▶ **What is required**: Select every line below containing the word "code".

Data entries
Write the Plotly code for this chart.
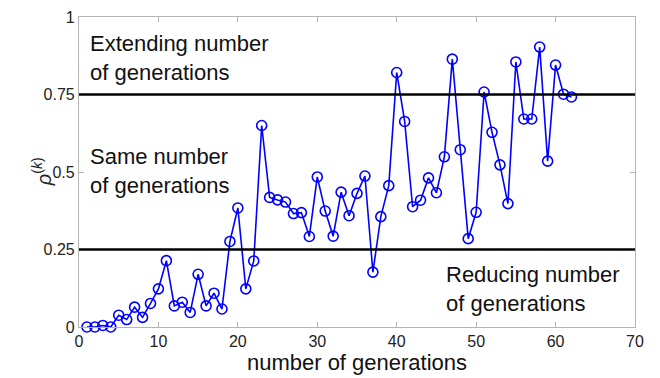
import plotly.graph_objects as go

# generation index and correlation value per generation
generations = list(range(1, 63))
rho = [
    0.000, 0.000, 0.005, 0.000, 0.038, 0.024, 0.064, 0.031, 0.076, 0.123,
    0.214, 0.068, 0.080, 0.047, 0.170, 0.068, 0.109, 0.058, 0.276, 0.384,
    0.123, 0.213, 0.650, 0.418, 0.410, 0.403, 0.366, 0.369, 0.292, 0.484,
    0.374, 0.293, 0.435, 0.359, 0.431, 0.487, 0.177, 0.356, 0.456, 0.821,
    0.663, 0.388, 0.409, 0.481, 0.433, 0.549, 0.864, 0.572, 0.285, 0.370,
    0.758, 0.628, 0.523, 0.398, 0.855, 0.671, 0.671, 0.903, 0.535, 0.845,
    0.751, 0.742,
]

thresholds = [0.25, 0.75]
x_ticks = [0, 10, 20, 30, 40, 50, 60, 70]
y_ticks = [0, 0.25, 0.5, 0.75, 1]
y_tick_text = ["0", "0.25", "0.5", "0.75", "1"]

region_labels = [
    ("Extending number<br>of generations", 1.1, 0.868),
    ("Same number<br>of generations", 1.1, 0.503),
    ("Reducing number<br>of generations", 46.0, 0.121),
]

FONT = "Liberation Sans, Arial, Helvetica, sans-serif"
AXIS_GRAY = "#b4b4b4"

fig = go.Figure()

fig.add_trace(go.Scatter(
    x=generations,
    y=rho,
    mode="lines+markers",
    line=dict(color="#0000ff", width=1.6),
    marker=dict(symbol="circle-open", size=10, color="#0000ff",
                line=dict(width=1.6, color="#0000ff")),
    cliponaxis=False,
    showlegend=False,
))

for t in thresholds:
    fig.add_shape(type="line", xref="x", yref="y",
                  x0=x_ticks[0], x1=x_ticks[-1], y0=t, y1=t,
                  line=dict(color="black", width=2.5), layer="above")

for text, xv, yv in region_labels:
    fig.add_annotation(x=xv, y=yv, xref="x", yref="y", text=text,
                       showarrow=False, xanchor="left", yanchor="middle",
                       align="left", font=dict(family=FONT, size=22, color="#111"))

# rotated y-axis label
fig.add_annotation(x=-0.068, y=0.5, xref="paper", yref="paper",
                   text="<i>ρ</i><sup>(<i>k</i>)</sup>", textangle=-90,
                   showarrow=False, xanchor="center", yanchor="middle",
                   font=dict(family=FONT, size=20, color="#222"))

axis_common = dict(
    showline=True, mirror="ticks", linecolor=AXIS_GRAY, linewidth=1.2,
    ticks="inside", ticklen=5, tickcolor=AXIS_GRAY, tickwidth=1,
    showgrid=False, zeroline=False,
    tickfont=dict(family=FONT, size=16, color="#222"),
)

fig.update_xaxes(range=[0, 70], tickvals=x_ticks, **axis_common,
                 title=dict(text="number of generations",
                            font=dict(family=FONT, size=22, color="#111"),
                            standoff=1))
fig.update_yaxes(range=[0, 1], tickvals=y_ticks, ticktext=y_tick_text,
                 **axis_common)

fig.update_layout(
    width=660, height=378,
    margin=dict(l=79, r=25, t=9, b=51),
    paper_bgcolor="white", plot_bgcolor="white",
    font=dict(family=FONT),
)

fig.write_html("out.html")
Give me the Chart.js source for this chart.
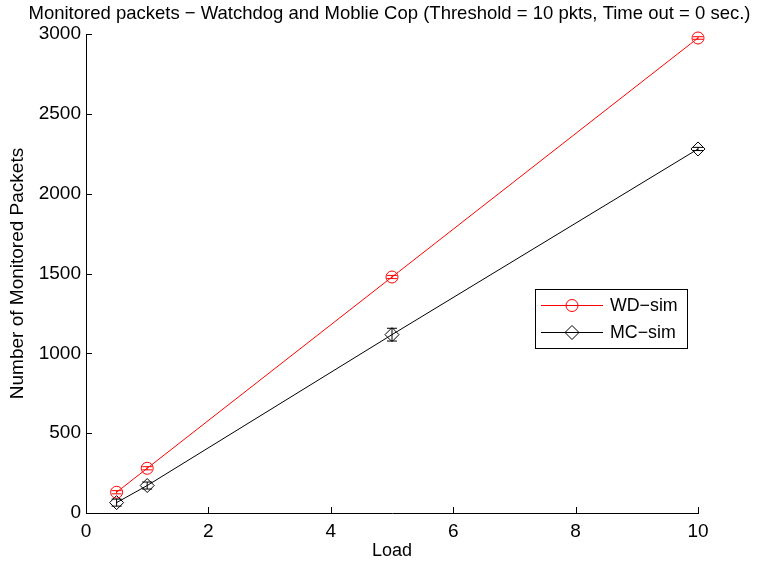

--

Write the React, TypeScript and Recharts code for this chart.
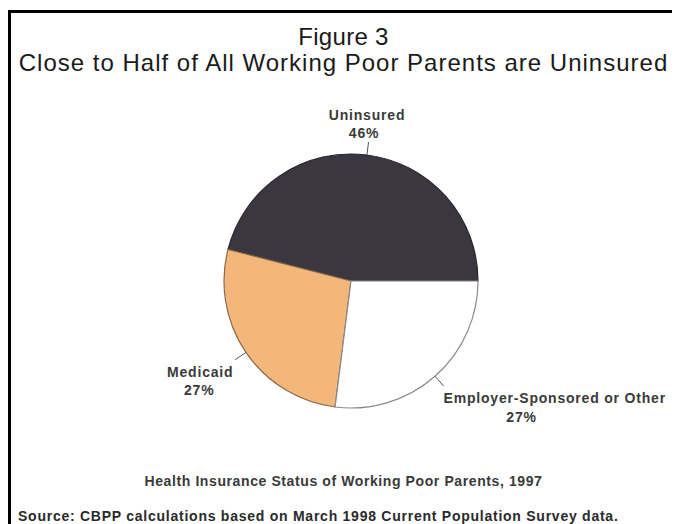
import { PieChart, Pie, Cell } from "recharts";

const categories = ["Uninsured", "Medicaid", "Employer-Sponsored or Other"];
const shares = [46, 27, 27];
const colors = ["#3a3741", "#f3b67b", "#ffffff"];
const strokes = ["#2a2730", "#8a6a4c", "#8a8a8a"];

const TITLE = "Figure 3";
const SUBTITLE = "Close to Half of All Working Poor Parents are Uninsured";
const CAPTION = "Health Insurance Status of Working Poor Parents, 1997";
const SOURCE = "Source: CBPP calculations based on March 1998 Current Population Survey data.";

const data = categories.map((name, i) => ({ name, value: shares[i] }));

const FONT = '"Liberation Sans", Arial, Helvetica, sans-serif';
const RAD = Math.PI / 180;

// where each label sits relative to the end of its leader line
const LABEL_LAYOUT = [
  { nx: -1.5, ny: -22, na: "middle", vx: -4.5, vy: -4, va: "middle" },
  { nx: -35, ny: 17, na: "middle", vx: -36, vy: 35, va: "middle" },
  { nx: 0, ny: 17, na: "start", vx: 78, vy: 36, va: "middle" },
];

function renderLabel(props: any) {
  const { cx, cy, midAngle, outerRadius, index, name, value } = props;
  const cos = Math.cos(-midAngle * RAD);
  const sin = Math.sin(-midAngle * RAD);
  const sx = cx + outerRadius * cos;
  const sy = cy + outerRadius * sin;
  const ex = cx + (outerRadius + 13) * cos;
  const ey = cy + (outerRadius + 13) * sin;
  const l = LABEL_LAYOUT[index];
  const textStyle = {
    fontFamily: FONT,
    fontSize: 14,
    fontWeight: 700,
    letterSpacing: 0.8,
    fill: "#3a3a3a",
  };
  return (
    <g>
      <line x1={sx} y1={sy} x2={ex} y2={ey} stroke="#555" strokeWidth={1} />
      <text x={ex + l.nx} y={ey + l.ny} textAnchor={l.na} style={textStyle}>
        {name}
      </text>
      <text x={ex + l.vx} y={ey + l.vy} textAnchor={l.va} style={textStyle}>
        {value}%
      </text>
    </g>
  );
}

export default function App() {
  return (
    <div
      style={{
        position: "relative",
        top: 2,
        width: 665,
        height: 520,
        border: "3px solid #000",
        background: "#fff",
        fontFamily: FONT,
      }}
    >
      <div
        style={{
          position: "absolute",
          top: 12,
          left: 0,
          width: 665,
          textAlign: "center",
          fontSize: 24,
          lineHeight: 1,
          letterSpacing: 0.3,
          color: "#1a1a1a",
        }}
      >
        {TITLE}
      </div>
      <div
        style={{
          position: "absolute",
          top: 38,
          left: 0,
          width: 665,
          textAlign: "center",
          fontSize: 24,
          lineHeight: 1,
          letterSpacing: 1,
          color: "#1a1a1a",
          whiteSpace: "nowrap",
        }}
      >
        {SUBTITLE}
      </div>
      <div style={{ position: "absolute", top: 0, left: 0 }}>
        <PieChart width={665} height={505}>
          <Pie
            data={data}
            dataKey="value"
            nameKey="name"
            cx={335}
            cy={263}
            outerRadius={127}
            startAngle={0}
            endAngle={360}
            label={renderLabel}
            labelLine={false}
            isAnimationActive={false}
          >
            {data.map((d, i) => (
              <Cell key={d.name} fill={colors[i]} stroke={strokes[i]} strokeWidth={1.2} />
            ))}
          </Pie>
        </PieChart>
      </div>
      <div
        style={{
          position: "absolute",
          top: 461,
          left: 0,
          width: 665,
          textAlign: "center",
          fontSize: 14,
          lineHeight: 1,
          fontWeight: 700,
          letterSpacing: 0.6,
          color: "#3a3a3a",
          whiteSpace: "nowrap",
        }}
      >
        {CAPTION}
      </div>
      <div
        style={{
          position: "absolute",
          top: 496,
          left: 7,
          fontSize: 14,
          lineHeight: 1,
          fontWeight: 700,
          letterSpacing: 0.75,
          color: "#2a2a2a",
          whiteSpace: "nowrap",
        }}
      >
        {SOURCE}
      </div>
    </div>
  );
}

▶ **The reply**:
Write the Plotly code for this chart.
Write the React, TypeScript and Recharts code for this chart.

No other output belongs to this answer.